- [YOUR OBJECTIVE] Work through the listing below and count the lines that hold "matplotlib". Answer with the number alone.

************

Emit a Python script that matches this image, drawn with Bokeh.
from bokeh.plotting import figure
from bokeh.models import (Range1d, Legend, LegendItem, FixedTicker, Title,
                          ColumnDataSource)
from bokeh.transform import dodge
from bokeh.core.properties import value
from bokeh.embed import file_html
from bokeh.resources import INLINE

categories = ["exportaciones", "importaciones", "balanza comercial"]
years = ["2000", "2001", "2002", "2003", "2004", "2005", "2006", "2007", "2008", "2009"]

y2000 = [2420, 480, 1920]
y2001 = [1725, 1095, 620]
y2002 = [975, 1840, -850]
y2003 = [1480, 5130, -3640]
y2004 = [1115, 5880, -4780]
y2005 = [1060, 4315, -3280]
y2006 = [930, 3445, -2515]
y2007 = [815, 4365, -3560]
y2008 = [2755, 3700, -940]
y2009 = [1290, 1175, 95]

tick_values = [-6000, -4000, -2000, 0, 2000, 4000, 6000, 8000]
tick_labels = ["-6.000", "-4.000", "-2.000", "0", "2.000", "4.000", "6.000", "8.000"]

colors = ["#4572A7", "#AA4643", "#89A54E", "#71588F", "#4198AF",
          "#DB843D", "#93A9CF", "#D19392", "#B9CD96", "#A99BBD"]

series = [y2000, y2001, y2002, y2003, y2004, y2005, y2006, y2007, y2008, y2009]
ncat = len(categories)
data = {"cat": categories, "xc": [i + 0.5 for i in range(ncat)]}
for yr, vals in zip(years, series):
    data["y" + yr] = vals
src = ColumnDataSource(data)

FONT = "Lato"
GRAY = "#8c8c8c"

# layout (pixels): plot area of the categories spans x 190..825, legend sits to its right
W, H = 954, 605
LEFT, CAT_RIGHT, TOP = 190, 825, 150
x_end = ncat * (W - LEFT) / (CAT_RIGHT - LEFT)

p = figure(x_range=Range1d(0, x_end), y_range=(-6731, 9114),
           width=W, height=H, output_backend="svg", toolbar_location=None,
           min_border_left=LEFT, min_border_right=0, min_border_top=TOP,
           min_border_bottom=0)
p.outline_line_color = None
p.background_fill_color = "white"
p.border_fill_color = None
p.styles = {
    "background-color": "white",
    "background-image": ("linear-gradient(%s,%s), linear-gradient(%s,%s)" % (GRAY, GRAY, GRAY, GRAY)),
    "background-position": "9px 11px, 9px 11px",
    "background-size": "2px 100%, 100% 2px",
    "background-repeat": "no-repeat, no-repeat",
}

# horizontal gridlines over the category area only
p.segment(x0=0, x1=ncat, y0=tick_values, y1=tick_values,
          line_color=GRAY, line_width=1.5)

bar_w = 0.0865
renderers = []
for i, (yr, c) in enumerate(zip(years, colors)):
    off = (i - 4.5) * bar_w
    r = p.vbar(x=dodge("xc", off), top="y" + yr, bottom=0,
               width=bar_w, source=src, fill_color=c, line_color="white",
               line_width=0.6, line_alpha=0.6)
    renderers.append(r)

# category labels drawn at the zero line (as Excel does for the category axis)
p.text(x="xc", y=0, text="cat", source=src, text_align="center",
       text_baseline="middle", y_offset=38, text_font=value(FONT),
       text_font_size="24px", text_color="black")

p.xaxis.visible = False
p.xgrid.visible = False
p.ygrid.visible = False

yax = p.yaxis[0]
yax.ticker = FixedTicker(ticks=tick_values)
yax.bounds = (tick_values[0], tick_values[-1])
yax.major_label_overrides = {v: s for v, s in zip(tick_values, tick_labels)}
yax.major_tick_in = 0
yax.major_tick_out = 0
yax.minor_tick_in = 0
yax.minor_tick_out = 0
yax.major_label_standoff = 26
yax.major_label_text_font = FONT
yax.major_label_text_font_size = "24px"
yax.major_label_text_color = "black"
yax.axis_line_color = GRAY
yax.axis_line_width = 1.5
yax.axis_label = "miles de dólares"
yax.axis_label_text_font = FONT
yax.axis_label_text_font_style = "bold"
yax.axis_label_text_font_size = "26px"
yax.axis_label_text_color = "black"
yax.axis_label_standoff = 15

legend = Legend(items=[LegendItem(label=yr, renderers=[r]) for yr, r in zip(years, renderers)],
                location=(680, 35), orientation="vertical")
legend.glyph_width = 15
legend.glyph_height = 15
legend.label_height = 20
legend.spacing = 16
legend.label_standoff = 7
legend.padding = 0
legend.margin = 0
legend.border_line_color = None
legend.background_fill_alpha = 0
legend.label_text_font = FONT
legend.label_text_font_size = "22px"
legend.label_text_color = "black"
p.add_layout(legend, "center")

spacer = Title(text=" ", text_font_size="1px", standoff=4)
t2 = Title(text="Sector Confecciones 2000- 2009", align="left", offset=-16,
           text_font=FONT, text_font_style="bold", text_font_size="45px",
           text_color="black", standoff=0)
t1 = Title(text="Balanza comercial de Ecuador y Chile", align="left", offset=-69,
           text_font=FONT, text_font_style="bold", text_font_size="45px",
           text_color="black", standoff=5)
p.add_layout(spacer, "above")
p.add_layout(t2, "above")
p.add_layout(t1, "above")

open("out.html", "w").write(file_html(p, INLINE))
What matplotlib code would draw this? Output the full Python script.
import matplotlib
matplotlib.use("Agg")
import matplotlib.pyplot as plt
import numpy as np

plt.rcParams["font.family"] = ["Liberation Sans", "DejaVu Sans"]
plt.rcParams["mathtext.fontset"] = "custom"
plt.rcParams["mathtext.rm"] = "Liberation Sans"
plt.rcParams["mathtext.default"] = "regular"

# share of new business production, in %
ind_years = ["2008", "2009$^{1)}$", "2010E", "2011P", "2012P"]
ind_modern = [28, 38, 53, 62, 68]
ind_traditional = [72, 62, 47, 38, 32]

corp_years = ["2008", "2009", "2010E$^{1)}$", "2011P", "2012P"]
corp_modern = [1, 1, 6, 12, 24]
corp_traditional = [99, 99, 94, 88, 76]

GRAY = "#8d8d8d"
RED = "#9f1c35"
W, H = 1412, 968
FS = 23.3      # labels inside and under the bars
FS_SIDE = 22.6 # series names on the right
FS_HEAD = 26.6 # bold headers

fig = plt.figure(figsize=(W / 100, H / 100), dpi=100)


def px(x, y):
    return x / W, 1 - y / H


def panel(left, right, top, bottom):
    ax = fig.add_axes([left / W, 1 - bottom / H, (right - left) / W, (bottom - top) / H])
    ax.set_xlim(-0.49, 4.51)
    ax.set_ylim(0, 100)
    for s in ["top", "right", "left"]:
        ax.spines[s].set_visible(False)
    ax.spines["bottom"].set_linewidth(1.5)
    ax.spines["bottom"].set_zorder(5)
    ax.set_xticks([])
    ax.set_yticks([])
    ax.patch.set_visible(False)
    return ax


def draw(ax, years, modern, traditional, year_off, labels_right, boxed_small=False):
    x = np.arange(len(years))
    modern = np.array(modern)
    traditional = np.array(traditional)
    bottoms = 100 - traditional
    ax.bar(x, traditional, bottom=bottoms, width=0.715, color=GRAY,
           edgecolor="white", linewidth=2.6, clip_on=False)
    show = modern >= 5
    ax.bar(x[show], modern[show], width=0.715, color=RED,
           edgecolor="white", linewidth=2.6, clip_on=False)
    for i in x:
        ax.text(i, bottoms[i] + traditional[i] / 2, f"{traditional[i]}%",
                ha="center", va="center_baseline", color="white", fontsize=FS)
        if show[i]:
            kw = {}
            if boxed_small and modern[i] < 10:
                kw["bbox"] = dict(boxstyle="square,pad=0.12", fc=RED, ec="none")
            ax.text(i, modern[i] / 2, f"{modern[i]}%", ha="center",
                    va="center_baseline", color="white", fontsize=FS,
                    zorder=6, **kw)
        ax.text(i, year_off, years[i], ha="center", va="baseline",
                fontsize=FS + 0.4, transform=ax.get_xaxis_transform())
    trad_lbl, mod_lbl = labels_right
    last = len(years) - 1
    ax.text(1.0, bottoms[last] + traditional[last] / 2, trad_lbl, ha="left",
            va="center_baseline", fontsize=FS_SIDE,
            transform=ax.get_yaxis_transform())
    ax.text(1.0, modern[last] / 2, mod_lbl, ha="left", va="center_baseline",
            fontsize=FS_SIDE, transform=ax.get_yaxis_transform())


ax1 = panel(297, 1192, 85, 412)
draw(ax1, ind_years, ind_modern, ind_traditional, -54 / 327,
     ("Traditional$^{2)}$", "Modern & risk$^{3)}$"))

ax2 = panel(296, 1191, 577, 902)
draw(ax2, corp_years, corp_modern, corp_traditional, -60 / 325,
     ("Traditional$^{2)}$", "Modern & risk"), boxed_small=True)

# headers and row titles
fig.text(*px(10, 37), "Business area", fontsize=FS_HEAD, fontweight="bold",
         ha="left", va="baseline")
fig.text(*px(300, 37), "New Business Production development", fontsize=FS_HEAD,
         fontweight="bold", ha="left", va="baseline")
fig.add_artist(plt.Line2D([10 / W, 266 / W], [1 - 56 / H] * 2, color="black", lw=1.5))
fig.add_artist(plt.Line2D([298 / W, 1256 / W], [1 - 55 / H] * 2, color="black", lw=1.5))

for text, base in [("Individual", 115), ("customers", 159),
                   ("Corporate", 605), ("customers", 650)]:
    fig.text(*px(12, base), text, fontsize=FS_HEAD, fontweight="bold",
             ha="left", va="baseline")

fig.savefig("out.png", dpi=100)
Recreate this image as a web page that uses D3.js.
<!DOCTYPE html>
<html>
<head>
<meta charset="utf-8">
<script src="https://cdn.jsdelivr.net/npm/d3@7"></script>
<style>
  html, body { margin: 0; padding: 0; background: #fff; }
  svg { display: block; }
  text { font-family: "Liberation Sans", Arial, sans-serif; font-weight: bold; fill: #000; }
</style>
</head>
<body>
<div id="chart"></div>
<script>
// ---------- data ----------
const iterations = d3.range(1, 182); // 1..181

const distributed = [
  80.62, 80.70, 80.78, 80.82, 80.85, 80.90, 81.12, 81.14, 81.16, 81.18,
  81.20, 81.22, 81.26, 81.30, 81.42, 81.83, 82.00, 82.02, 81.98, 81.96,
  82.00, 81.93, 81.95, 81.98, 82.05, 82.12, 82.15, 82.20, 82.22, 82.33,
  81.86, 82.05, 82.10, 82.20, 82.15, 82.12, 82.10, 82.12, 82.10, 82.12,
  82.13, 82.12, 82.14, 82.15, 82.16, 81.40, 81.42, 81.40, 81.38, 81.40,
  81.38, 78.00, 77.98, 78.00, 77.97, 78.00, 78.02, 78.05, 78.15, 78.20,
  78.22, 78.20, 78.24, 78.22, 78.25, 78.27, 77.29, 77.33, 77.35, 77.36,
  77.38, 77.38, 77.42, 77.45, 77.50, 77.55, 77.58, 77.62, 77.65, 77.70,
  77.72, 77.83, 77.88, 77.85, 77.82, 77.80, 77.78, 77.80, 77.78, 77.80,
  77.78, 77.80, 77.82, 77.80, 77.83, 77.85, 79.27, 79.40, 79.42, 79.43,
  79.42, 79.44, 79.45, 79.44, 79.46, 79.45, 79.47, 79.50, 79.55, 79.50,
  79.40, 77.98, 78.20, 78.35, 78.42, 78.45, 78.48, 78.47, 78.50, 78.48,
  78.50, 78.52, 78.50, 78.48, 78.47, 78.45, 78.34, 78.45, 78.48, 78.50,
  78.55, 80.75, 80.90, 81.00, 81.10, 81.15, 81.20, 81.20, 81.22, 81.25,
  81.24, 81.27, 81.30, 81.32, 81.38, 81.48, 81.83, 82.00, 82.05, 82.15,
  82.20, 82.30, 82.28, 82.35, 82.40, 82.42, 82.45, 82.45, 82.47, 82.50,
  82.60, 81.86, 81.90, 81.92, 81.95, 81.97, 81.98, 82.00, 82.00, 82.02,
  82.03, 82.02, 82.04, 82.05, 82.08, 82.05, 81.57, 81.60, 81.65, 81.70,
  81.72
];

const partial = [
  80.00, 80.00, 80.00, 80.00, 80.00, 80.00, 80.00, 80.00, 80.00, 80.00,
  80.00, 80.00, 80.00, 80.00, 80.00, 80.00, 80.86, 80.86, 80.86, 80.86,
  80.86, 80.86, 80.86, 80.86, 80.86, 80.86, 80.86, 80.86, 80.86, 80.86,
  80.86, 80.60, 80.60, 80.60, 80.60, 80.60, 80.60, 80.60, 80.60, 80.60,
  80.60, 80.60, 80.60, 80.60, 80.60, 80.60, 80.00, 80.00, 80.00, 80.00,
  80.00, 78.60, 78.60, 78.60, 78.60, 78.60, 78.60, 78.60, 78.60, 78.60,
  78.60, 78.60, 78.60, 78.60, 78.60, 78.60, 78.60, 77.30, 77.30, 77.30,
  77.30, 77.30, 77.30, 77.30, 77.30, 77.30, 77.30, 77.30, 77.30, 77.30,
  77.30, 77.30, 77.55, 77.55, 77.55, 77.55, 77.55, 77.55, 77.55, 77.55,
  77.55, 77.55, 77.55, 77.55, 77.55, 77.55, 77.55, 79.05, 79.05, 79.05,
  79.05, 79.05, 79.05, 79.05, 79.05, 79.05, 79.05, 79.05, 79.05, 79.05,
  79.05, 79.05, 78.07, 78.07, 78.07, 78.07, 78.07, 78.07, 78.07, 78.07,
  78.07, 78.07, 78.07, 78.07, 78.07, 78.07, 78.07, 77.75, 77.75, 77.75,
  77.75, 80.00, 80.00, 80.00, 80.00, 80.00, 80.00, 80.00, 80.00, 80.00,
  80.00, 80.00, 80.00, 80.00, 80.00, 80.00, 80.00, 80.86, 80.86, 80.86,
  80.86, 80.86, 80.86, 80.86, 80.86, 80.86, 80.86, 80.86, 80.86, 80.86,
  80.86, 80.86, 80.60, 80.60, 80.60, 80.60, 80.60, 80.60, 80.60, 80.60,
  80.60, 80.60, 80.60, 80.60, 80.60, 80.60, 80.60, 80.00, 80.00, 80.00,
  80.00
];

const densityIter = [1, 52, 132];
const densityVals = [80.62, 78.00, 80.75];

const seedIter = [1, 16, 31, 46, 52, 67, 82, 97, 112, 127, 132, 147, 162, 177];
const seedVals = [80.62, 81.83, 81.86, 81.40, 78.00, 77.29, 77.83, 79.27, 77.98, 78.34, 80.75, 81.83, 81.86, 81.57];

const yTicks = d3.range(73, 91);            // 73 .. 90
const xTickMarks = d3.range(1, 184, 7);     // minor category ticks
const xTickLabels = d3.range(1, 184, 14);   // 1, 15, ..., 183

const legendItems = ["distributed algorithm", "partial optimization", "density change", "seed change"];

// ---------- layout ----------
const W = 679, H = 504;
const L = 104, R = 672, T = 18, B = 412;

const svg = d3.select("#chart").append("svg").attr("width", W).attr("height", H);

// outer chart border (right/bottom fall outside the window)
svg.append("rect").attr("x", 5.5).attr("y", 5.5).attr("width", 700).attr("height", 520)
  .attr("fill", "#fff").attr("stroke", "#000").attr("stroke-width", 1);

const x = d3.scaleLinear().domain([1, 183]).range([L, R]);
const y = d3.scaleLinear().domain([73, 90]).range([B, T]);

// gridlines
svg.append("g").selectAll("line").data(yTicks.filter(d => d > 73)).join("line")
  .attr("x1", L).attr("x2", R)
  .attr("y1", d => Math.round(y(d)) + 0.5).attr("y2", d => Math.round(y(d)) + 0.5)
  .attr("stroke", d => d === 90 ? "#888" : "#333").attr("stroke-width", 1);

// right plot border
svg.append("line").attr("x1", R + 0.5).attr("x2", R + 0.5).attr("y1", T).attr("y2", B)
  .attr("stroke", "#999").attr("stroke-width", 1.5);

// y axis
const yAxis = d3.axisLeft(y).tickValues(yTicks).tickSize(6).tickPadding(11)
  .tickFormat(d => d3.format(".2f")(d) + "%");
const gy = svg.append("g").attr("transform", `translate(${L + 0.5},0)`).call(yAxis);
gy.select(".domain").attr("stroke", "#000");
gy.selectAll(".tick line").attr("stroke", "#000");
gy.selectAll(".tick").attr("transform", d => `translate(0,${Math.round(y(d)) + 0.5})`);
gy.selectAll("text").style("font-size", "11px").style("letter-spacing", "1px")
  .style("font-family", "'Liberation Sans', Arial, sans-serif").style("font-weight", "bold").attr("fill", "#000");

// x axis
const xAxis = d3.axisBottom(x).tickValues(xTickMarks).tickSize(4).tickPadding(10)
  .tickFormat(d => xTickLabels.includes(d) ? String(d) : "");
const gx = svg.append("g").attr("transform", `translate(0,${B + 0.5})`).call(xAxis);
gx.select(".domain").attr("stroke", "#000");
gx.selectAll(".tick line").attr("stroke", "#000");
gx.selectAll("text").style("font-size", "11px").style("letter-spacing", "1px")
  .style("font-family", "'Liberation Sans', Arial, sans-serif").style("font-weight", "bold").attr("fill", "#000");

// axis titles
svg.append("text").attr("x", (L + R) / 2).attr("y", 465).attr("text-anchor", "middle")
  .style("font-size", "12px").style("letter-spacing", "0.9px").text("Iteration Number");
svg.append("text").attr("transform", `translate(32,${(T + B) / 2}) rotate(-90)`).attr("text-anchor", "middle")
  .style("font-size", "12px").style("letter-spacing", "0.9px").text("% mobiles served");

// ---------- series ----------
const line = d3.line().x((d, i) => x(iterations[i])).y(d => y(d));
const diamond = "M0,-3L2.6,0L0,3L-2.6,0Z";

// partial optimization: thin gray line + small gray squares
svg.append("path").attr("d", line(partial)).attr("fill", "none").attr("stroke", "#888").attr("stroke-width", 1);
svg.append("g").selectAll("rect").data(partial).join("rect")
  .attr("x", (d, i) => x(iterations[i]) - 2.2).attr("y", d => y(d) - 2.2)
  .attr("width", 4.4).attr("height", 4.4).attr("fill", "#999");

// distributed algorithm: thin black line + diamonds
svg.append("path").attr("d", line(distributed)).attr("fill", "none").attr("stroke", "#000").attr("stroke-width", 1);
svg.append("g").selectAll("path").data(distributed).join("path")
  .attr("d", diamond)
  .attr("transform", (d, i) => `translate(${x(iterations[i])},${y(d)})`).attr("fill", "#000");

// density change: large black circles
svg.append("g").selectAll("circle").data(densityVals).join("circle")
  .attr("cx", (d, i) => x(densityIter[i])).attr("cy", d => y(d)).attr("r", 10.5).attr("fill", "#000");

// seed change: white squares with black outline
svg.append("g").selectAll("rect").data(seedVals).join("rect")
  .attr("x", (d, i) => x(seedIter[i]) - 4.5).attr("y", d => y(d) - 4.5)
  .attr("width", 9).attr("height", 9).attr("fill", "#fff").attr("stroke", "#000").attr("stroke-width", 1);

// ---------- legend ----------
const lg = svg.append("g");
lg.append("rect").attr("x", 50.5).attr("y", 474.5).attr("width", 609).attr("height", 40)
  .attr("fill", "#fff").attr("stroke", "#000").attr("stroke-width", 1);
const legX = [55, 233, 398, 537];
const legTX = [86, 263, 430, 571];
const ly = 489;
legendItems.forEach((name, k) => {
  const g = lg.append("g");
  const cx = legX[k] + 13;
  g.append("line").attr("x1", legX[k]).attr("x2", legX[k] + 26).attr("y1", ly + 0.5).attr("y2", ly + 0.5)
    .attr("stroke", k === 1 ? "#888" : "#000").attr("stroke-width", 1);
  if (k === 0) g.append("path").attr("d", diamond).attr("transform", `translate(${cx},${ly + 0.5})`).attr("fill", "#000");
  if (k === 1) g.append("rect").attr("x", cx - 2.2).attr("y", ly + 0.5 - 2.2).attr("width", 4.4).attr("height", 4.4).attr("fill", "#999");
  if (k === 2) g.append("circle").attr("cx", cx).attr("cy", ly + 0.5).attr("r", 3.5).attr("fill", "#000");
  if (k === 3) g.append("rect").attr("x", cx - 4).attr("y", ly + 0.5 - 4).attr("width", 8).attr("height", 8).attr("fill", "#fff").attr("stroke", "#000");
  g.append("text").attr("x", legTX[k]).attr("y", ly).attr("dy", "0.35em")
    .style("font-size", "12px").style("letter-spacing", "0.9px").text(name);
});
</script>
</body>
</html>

************

- [RIGHT ANSWER] 4